12.20 In view of the above discussion, it is held that
i. Depreciation @ 50% of normal depreciation @ 80% on both solar plants will be allowed in AY 2014-15.
ii. Additional depreciation @ 50% of 20% is allowed for the 1 MW Solar Plant in AY 2014-15.
iii. No additional depreciation 20% is allowed on 160MW solar plant.
iv. After allowing depreciation as directed above in AY 2014-1 5, w.d.v of the block of assets will be carried forward to AY 2015-16.
v. Depreciation will be allowed in AY 2015-16 on the w.d.v brought forward from AY 2014-15.
12.21 The AO is directed to compute and allow depreciation in AYS 2014- 15 and 2015- 16 accordingly. Ground of objection is disposed off with above directions.”
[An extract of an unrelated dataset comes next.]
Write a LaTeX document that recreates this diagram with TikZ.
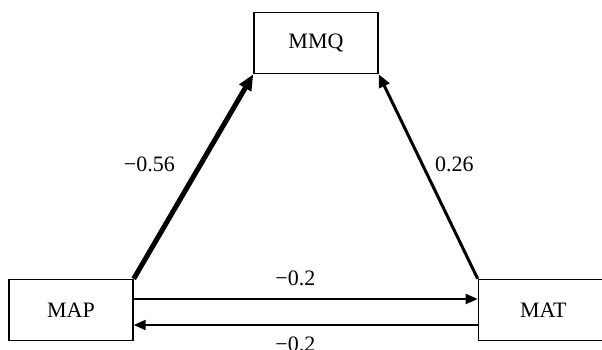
\documentclass[tikz,border=0pt]{standalone}
\usepackage{fontspec}
\setmainfont{Liberation Serif}
\usetikzlibrary{arrows.meta,positioning}

\begin{document}
\begin{tikzpicture}[
    x=1pt, y=1pt,
    node distance=344pt,
    block/.style={rectangle, draw, line width=1.4pt, minimum width=124pt,
                  minimum height=61pt, inner sep=0pt, font=\fontsize{22}{26}\selectfont},
    lbl/.style={font=\fontsize{22}{26}\selectfont},
    arrow/.style={-{Triangle[length=12pt, width=10pt]}, line width=2pt}
  ]
  \useasboundingbox (0,0) rectangle (602,350);

  % ---- Variables ----
  \node[block] (mmq) at (316,307) {MMQ};
  \node[block] (map) at (71,40) {MAP};
  \node[block, minimum width=130pt, right=of map] (mat) {MAT};

  % ---- Paths to MMQ ----
  \draw[arrow, line width=5pt, -{Triangle[length=16pt, width=13pt]}]
    (map.north east) -- node[lbl, pos=0.56, left=20pt] {−0.56} (mmq.south west);
  \draw[arrow, line width=3pt, -{Triangle[length=13pt, width=11pt]}]
    (mat.north west) -- node[lbl, pos=0.56, right=8pt] {0.26} (mmq.south east);

  % ---- Reciprocal paths ----
  \draw[arrow] ([yshift=11pt]map.east) -- node[lbl, pos=0.47, above=9pt] {−0.2} ([yshift=11pt]mat.west);
  \draw[arrow] ([yshift=-15pt]mat.west) -- node[lbl, pos=0.53, below=8pt] {−0.2} ([yshift=-15pt]map.east);
\end{tikzpicture}
\end{document}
9. From the above finding, it is clear that the Ld. DRP rejected the claim on the premise that the Solar Power Plant is installed at the roof top of office building for captive use for office. However, the contention of the assessee has been that office building is part of factory premise and the electricity is used for factory only. Thus, authorities below grossly erred in appreciating the facts. The Solar Power Plant in question is of 160 Mega Watt capacity and even in the wildest of imagination, it cannot be presumed that this is installed for meeting the need of office only. We therefore, are of the considered view that authority below ought to have verified the fact by making field inquiry. Considering the fact that Solar Power Plant is of very high capacity and it is stated at bar that the office building is part of factory and electricity so generated is used for factory only. The issue is restored to the file of AO for verification. If the AO finds that the office is part of factory building and electricity is generated for captive use of factory. He would allow the depreciation as per provision of law. This ground of assessee’s appeal is allowed for statistical purposes.
10. In the result, the appeal of the assessee is partly allowed for statistical purposes.
Order pronounced in the open Court on 21st July, 2023.